After a bombardment of lines after looking at every single object, you’d be mistaken to think you’d have a quiet moment with your thoughts on this adventure. The world is so beautiful, with the Polynesian backdrop that surrounds the island. It seems like the type of thing that should be given silence to take in these sacred moments. However, Norah doesn’t work by the hour. She’s paid by the word, and she doesn’t like to go more than a few minutes without showing off her doctorate on ancient cultures. I’m being facetious, of course, but it is nonetheless jarring to be blarted at every time you open a box or pick up a toothpick.
While the world is the shining star of the game, there is a great focus on the puzzles. They are a collection of your usual straightforward matching things together and the more abstract ideas of what is reasonable. I’ve still to figure out what that lens puzzle was all about. I just stumbled through that mess with no understanding of what was expected of me there. That’s the biggest problem I’d found; for all the lovely and long explanations of Polynesian art and otherwise, sometimes puzzles just lacked a sense of giving you that satisfaction of “ah!! I’m clever!”
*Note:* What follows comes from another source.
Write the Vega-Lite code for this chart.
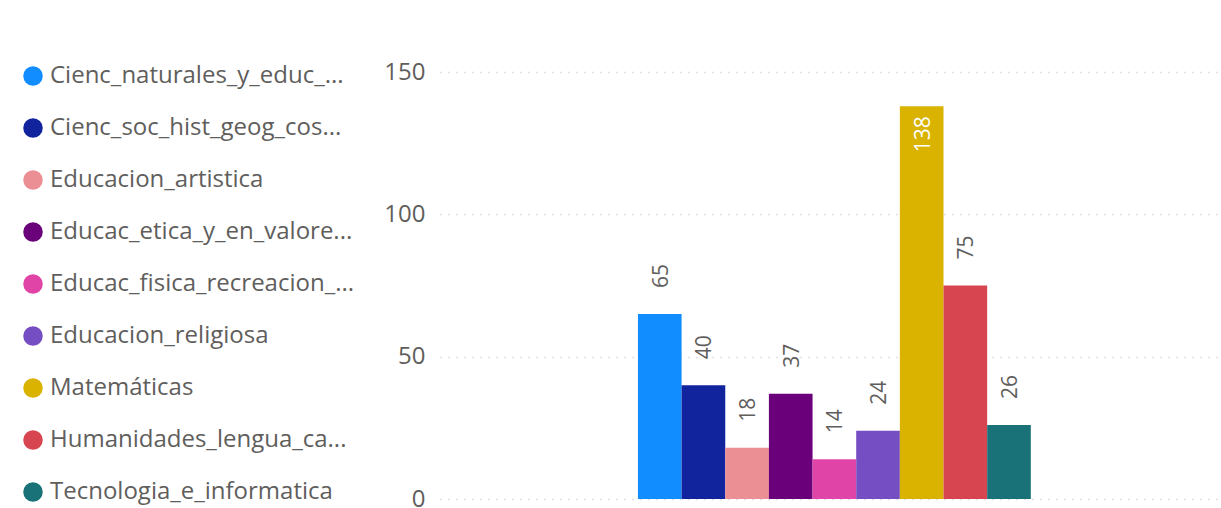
{
  "$schema": "https://vega.github.io/schema/vega-lite/v6.json",
  "autosize": {"type": "none"},
  "width": 781,
  "height": 427,
  "padding": {"left": 440, "top": 72, "right": 0, "bottom": 9},
  "background": "white",
  "config": {
    "view": {"stroke": null},
    "font": "Open Sans"
  },
  "data": {
    "values": [
      {"materia": "Cienc_naturales_y_educ_...", "valor": 65},
      {"materia": "Cienc_soc_hist_geog_cos...", "valor": 40},
      {"materia": "Educacion_artistica", "valor": 18},
      {"materia": "Educac_etica_y_en_valore...", "valor": 37},
      {"materia": "Educac_fisica_recreacion_...", "valor": 14},
      {"materia": "Educacion_religiosa", "valor": 24},
      {"materia": "Matemáticas", "valor": 138},
      {"materia": "Humanidades_lengua_ca...", "valor": 75},
      {"materia": "Tecnologia_e_informatica", "valor": 26}
    ]
  },
  "encoding": {
    "x": {
      "datum": "total",
      "type": "nominal",
      "axis": null,
      "scale": {"paddingInner": 0, "paddingOuter": 0.494, "align": 0.51}
    },
    "xOffset": {
      "field": "materia",
      "type": "nominal",
      "sort": null,
      "scale": {"paddingInner": 0, "paddingOuter": 0}
    },
    "y": {
      "field": "valor",
      "type": "quantitative",
      "scale": {"domain": [0, 150], "nice": false},
      "axis": {
        "values": [0, 50, 100, 150],
        "title": null,
        "domain": false,
        "ticks": false,
        "labelPadding": 15,
        "labelFontSize": 24,
        "labelColor": "#605E5C",
        "gridColor": "#C8C6C4",
        "gridDash": [1, 7],
        "gridWidth": 1.5
      }
    }
  },
  "layer": [
    {
      "mark": {"type": "bar"},
      "encoding": {
        "color": {
          "field": "materia",
          "type": "nominal",
          "sort": null,
          "scale": {
            "range": ["#118DFF", "#12239E", "#EB8F95", "#6B007B", "#E044A7", "#744EC2", "#D9B300", "#D64550", "#197278"]
          },
          "legend": {
            "title": null,
            "orient": "none",
            "legendX": -419,
            "legendY": -8,
            "symbolType": "circle",
            "symbolSize": 380,
            "symbolStrokeWidth": 0,
            "symbolOpacity": 1,
            "labelFontSize": 24,
            "labelColor": "#605E5C",
            "labelOffset": 5,
            "labelLimit": 400,
            "rowPadding": 28,
            "padding": 0
          }
        }
      }
    },
    {
      "transform": [{"filter": "datum.valor < 120"}],
      "mark": {"type": "text", "angle": 270, "align": "left", "baseline": "middle", "dx": 26, "dy": 2, "fontSize": 21, "color": "#605E5C"},
      "encoding": {"text": {"field": "valor", "type": "quantitative"}}
    },
    {
      "transform": [{"filter": "datum.valor >= 120"}],
      "mark": {"type": "text", "angle": 270, "align": "right", "baseline": "middle", "dx": -10, "dy": 2, "fontSize": 21, "color": "#FFFFFF"},
      "encoding": {"text": {"field": "valor", "type": "quantitative"}}
    }
  ]
}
The unsettling and unnatural feeling of the grand mystery does give enough of a Lovecraftian creature creeping in the depths around the island. However, I never felt danger, and I never felt like anything was living. Despite it being set on an island inhabited only by birds and bugs, Norah, and the supernatural mystery, nothing would move on without me. Of course, that’s the case with every game, but there is a pronounced nothingness to actions. The island is deliberately designed to look abandoned, with the story presenting that I am the only driving force for anything happening. So why don’t I just leave it as is?
My biggest issue is Norah. It is suggested her “illness” is nothing more than a skin condition that is slowly killing her, slowly being the operative word. To be very merry around this time of year, everyone slowly dies. Norah herself seems to be in her early to mid-30s, so slowly killing her would be another 30-40 years, just under the average lifespan. I think it is the disagreement that she’s risking not only her life but as a result of her and Harry’s actions, other lives are put in harm’s way. The story itself (as it stands) works better as BBC Radio 4 audio drama rather than a game because you are in control. You can stop and sensibly not put Norah in further danger of the more supernatural effects on the island.
Call of the Sea isn’t a bad game, it is a beautiful world crafted with fascinating bits of culture as the building blocks. However, too much of it asks you to suspend your belief without giving a proper reason to do so. The story, in the end, doesn’t make up for the sum of its parts, leaving a tasteless absence from the setup. It is not satisfying nor dissatisfying, but an emptiness that is hardly filled with the beauty of the game’s art direction.
An Xbox One copy of Call of the Sea was provided by Out of the Blue Games S.L. for this review.